A iniciativa mais recente da prefeitura foi acordar com o Estado a formação de soldados. A cidade gastou R$ 175 mil na estrutura para uma turma de 31 PMs, cujo curso termina em abril. Eles estão alojados na Igreja Matriz.
- Nossa condição foi que nenhum dos novos PMs seja transferido em cinco anos - diz o prefeito Luiz Vicente Pires.
Gravataí segue os mesmos passos: teve baixa no crime de 15%. A Secretaria de Segurança trabalha integrada com Polícia Civil, Brigada e Ministério Público. Os 183 guardas municipais foram treinados para usar revólveres e atuam assim desde outubro de 2010.
Prefeitura paga gasolina de viatura
O município ainda contribui com o combustível de carros da Polícia Civil e paga aluguel de dois dos três prédios.
Em Sapucaia do Sul, o comandante do 33º BPM, major Ronie Coimbra, ressalta que números vêm caindo desde 2010. Planilha do DG aponta queda de 20%. Entre as ações destacadas está a intensificação na busca de foragidos e procurados. O oficial reforça a tese das autoridades: a maioria das mortes está ligada ao tráfico. Também tiveram queda Nova Santa Rita e Estância Velha.
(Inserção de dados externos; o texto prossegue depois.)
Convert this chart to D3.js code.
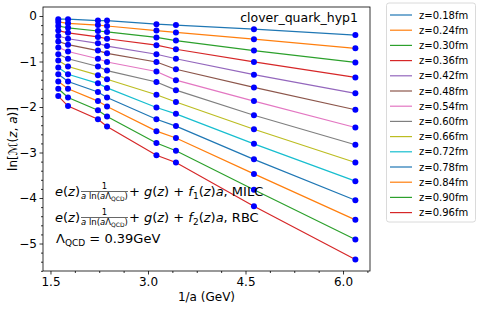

Cidades onde a violência aumentou
Porto Alegre
476 (+15%)
413 em 2011
Alvorada
118 (+26%)
93 em 2011
Canoas
106 (+23%)
86 em 2011
Viamão
105 (+20%)
87 em 2011
Novo Hamburgo
92 (+37%)
67 em 2011
São Leopoldo
85 (+34%)
63 em 2011
Guaíba
32 (+18%)
27 em 2011
Esteio
26 (+100%)
13 em 2011
Sapiranga
14 (+180%)
5 em 2011
Portão
7 (+75%)
4 em 2011
Eldorado do Sul
6 (+50%)
4 em 2011
Barra do Ribeiro
3
Zero em 2011
Cidades onde a violência diminuiu
Gravataí
64 (-15%)
76 em 2011
Sapucaia do Sul
27 (-20%)
34 em 2011
Cachoeirinha
26 (-27%)
36 em 2011
Nova Santa Rita
3 (-66%)
9 em 2011
Estância Velha
1 (-50%)
2 em 2011
Onde houve empate
Glorinha
1
Campo Bom
6
Balanço
Em 2012, foram 1.198 mortos. Média diária de 3,27.